▸ **AIM OF THE TASK**: State the number of lines in these records holding "draw". Say nothing more.

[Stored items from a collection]
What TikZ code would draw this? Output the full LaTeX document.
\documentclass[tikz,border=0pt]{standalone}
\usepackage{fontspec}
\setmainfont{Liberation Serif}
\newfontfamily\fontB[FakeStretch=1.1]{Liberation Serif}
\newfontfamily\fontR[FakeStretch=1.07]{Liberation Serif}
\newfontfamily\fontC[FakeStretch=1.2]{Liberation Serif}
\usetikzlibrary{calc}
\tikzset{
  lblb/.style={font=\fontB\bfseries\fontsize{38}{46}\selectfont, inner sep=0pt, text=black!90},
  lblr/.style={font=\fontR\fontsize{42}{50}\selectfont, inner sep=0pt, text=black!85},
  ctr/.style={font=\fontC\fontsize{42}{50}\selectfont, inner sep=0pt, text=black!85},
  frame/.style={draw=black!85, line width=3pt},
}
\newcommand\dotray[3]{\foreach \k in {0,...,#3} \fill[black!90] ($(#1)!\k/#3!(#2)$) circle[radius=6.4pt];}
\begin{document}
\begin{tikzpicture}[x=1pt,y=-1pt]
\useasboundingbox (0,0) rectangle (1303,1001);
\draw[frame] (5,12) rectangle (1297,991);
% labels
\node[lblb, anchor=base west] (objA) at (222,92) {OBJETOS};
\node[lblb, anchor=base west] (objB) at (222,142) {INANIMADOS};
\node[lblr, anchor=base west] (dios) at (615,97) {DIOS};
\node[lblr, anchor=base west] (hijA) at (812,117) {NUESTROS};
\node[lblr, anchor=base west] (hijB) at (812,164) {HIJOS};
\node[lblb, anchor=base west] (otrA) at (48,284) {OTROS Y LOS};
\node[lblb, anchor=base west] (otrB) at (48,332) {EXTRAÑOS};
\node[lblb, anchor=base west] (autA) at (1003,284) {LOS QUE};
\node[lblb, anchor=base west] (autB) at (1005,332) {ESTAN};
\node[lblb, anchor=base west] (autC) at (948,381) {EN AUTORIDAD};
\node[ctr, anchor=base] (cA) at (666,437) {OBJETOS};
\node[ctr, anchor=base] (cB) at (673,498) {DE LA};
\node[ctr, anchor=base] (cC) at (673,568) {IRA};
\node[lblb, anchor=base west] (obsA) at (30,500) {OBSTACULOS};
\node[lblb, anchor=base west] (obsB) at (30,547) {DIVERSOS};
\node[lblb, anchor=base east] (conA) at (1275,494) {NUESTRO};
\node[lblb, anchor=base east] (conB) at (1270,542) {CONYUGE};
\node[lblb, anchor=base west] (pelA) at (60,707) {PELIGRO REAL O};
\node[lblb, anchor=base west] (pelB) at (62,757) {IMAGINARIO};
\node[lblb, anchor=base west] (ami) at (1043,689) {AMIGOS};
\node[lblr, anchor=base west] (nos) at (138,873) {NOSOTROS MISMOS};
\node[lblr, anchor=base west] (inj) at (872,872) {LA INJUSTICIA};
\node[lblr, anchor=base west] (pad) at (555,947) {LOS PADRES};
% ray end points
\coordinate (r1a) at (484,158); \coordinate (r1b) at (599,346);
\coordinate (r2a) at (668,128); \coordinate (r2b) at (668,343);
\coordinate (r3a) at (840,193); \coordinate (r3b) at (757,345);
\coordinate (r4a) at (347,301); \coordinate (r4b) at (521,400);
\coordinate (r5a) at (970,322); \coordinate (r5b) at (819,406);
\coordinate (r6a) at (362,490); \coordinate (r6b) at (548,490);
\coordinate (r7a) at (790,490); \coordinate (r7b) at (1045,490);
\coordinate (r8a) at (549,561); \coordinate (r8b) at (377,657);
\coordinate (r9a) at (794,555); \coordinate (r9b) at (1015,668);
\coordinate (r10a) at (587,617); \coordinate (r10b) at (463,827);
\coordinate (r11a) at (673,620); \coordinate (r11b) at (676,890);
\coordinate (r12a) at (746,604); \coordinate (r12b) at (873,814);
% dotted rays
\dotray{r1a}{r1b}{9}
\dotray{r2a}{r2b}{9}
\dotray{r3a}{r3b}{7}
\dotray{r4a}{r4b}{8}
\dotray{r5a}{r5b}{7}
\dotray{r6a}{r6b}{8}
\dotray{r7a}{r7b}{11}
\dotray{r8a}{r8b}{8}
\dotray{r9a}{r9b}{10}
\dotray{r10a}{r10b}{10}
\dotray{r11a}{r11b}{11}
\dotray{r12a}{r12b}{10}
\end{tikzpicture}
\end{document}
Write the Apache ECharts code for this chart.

▸ **FINISHED TASK**: 3